_Task goal_
From the listing that follows, output everything exactly except the pictures.

|---|

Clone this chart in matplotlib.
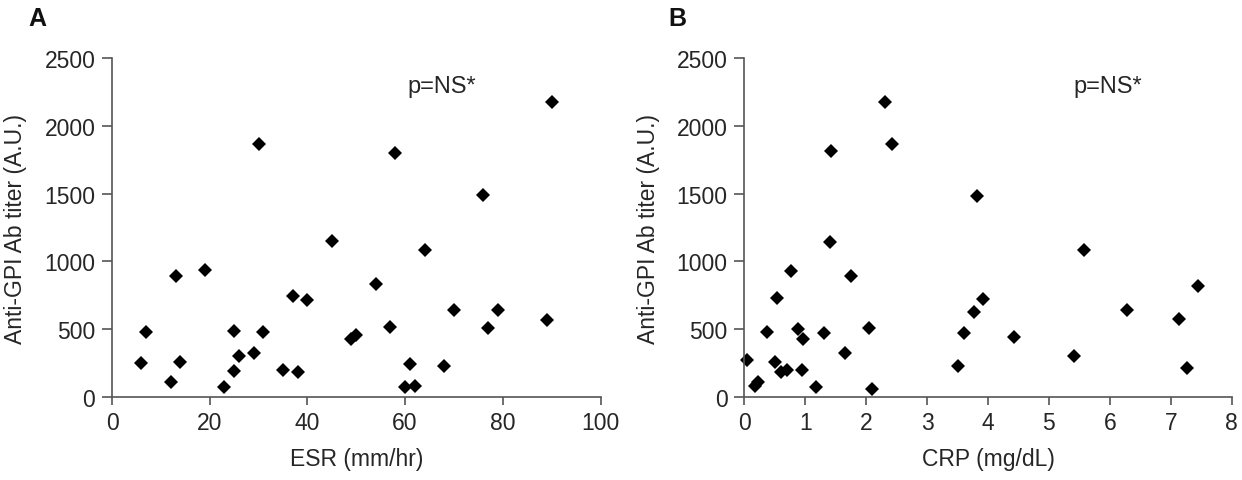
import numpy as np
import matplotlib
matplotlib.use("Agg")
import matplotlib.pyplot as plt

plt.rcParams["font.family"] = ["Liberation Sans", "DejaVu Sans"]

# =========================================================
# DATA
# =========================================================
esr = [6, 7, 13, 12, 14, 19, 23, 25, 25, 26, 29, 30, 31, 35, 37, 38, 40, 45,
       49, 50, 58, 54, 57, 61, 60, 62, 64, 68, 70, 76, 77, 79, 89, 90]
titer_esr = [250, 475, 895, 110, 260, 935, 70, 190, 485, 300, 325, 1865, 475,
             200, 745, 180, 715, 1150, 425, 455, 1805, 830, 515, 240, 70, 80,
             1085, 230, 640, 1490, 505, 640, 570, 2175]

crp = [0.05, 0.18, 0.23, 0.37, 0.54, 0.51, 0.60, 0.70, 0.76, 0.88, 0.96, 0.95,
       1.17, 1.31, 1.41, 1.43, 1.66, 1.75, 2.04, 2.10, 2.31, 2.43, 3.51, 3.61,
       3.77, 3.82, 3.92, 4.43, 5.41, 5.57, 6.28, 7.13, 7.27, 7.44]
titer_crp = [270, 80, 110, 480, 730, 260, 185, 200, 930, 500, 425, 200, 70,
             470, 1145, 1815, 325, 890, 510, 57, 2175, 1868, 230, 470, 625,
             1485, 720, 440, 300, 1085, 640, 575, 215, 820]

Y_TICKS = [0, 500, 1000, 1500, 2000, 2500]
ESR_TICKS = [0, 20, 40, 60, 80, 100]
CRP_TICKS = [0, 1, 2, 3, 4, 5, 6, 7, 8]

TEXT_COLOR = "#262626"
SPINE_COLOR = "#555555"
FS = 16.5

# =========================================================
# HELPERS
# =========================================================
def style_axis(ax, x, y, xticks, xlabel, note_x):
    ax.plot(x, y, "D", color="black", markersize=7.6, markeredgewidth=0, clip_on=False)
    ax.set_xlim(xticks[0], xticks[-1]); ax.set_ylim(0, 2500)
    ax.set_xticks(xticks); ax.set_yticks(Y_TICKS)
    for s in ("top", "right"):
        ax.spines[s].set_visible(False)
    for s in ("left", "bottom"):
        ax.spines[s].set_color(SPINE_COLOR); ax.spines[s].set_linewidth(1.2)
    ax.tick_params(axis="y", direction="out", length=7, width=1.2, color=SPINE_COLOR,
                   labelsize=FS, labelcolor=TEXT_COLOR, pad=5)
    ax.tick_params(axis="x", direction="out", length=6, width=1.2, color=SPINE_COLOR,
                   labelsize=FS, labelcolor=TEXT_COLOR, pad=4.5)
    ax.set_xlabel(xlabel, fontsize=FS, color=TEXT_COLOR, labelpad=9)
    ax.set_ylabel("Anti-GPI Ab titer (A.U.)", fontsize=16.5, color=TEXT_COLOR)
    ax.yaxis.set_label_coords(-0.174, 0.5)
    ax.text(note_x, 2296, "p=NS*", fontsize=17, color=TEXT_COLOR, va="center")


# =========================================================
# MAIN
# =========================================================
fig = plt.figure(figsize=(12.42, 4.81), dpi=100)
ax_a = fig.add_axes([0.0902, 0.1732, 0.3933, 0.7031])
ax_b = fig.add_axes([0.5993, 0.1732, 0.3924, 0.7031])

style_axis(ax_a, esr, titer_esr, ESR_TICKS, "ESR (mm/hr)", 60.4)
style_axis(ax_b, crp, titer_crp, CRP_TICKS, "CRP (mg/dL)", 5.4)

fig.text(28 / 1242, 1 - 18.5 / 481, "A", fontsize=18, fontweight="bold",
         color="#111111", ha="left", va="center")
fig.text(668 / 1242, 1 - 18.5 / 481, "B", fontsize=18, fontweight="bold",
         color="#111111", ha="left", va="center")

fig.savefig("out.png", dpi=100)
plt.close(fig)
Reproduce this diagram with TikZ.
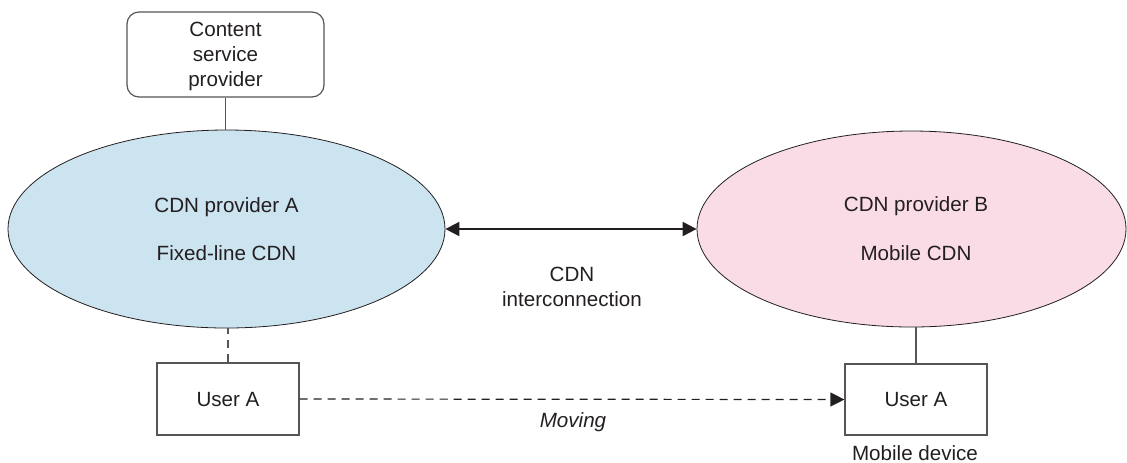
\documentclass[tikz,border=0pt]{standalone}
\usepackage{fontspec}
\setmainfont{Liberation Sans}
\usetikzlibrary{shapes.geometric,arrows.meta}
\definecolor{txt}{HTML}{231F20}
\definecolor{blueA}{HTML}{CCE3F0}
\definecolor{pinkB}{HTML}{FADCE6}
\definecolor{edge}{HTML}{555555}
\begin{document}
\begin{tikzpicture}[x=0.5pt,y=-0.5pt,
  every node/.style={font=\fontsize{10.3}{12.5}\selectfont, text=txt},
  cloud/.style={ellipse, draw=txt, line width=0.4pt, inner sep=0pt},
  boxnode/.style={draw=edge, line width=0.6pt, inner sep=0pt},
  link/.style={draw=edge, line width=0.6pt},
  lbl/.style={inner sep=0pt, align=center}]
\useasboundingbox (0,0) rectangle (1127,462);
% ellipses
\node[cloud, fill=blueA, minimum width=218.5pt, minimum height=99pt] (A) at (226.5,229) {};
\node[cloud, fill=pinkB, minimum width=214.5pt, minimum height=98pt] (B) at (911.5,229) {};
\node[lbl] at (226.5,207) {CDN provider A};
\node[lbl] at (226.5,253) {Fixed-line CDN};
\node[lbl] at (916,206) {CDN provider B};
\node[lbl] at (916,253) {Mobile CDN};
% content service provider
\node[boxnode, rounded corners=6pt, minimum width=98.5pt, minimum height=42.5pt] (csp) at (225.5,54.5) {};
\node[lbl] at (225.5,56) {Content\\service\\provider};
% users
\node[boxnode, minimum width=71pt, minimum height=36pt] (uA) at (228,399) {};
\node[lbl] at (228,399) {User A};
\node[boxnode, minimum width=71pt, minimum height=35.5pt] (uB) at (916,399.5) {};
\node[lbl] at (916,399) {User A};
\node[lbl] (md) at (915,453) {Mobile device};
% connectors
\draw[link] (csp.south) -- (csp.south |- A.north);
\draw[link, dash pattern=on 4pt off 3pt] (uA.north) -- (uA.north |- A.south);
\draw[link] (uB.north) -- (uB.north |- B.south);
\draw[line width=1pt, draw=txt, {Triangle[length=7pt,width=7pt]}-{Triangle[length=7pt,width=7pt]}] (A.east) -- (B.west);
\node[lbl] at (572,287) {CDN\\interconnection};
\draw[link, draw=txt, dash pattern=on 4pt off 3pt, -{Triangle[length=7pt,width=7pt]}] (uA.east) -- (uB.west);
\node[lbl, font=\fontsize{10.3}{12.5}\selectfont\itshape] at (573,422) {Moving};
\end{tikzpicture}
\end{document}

|---|

_Answer to the task_
Clone this chart in matplotlib.
import numpy as np
import matplotlib
matplotlib.use("Agg")
import matplotlib.pyplot as plt

plt.rcParams["font.family"] = ["Liberation Sans", "DejaVu Sans"]

# =========================================================
# DATA
# =========================================================
esr = [6, 7, 13, 12, 14, 19, 23, 25, 25, 26, 29, 30, 31, 35, 37, 38, 40, 45,
       49, 50, 58, 54, 57, 61, 60, 62, 64, 68, 70, 76, 77, 79, 89, 90]
titer_esr = [250, 475, 895, 110, 260, 935, 70, 190, 485, 300, 325, 1865, 475,
             200, 745, 180, 715, 1150, 425, 455, 1805, 830, 515, 240, 70, 80,
             1085, 230, 640, 1490, 505, 640, 570, 2175]

crp = [0.05, 0.18, 0.23, 0.37, 0.54, 0.51, 0.60, 0.70, 0.76, 0.88, 0.96, 0.95,
       1.17, 1.31, 1.41, 1.43, 1.66, 1.75, 2.04, 2.10, 2.31, 2.43, 3.51, 3.61,
       3.77, 3.82, 3.92, 4.43, 5.41, 5.57, 6.28, 7.13, 7.27, 7.44]
titer_crp = [270, 80, 110, 480, 730, 260, 185, 200, 930, 500, 425, 200, 70,
             470, 1145, 1815, 325, 890, 510, 57, 2175, 1868, 230, 470, 625,
             1485, 720, 440, 300, 1085, 640, 575, 215, 820]

Y_TICKS = [0, 500, 1000, 1500, 2000, 2500]
ESR_TICKS = [0, 20, 40, 60, 80, 100]
CRP_TICKS = [0, 1, 2, 3, 4, 5, 6, 7, 8]

TEXT_COLOR = "#262626"
SPINE_COLOR = "#555555"
FS = 16.5

# =========================================================
# HELPERS
# =========================================================
def style_axis(ax, x, y, xticks, xlabel, note_x):
    ax.plot(x, y, "D", color="black", markersize=7.6, markeredgewidth=0, clip_on=False)
    ax.set_xlim(xticks[0], xticks[-1]); ax.set_ylim(0, 2500)
    ax.set_xticks(xticks); ax.set_yticks(Y_TICKS)
    for s in ("top", "right"):
        ax.spines[s].set_visible(False)
    for s in ("left", "bottom"):
        ax.spines[s].set_color(SPINE_COLOR); ax.spines[s].set_linewidth(1.2)
    ax.tick_params(axis="y", direction="out", length=7, width=1.2, color=SPINE_COLOR,
                   labelsize=FS, labelcolor=TEXT_COLOR, pad=5)
    ax.tick_params(axis="x", direction="out", length=6, width=1.2, color=SPINE_COLOR,
                   labelsize=FS, labelcolor=TEXT_COLOR, pad=4.5)
    ax.set_xlabel(xlabel, fontsize=FS, color=TEXT_COLOR, labelpad=9)
    ax.set_ylabel("Anti-GPI Ab titer (A.U.)", fontsize=16.5, color=TEXT_COLOR)
    ax.yaxis.set_label_coords(-0.174, 0.5)
    ax.text(note_x, 2296, "p=NS*", fontsize=17, color=TEXT_COLOR, va="center")


# =========================================================
# MAIN
# =========================================================
fig = plt.figure(figsize=(12.42, 4.81), dpi=100)
ax_a = fig.add_axes([0.0902, 0.1732, 0.3933, 0.7031])
ax_b = fig.add_axes([0.5993, 0.1732, 0.3924, 0.7031])

style_axis(ax_a, esr, titer_esr, ESR_TICKS, "ESR (mm/hr)", 60.4)
style_axis(ax_b, crp, titer_crp, CRP_TICKS, "CRP (mg/dL)", 5.4)

fig.text(28 / 1242, 1 - 18.5 / 481, "A", fontsize=18, fontweight="bold",
         color="#111111", ha="left", va="center")
fig.text(668 / 1242, 1 - 18.5 / 481, "B", fontsize=18, fontweight="bold",
         color="#111111", ha="left", va="center")

fig.savefig("out.png", dpi=100)
plt.close(fig)
Reproduce this diagram with TikZ.
\documentclass[tikz,border=0pt]{standalone}
\usepackage{fontspec}
\setmainfont{Liberation Sans}
\usetikzlibrary{shapes.geometric,arrows.meta}
\definecolor{txt}{HTML}{231F20}
\definecolor{blueA}{HTML}{CCE3F0}
\definecolor{pinkB}{HTML}{FADCE6}
\definecolor{edge}{HTML}{555555}
\begin{document}
\begin{tikzpicture}[x=0.5pt,y=-0.5pt,
  every node/.style={font=\fontsize{10.3}{12.5}\selectfont, text=txt},
  cloud/.style={ellipse, draw=txt, line width=0.4pt, inner sep=0pt},
  boxnode/.style={draw=edge, line width=0.6pt, inner sep=0pt},
  link/.style={draw=edge, line width=0.6pt},
  lbl/.style={inner sep=0pt, align=center}]
\useasboundingbox (0,0) rectangle (1127,462);
% ellipses
\node[cloud, fill=blueA, minimum width=218.5pt, minimum height=99pt] (A) at (226.5,229) {};
\node[cloud, fill=pinkB, minimum width=214.5pt, minimum height=98pt] (B) at (911.5,229) {};
\node[lbl] at (226.5,207) {CDN provider A};
\node[lbl] at (226.5,253) {Fixed-line CDN};
\node[lbl] at (916,206) {CDN provider B};
\node[lbl] at (916,253) {Mobile CDN};
% content service provider
\node[boxnode, rounded corners=6pt, minimum width=98.5pt, minimum height=42.5pt] (csp) at (225.5,54.5) {};
\node[lbl] at (225.5,56) {Content\\service\\provider};
% users
\node[boxnode, minimum width=71pt, minimum height=36pt] (uA) at (228,399) {};
\node[lbl] at (228,399) {User A};
\node[boxnode, minimum width=71pt, minimum height=35.5pt] (uB) at (916,399.5) {};
\node[lbl] at (916,399) {User A};
\node[lbl] (md) at (915,453) {Mobile device};
% connectors
\draw[link] (csp.south) -- (csp.south |- A.north);
\draw[link, dash pattern=on 4pt off 3pt] (uA.north) -- (uA.north |- A.south);
\draw[link] (uB.north) -- (uB.north |- B.south);
\draw[line width=1pt, draw=txt, {Triangle[length=7pt,width=7pt]}-{Triangle[length=7pt,width=7pt]}] (A.east) -- (B.west);
\node[lbl] at (572,287) {CDN\\interconnection};
\draw[link, draw=txt, dash pattern=on 4pt off 3pt, -{Triangle[length=7pt,width=7pt]}] (uA.east) -- (uB.west);
\node[lbl, font=\fontsize{10.3}{12.5}\selectfont\itshape] at (573,422) {Moving};
\end{tikzpicture}
\end{document}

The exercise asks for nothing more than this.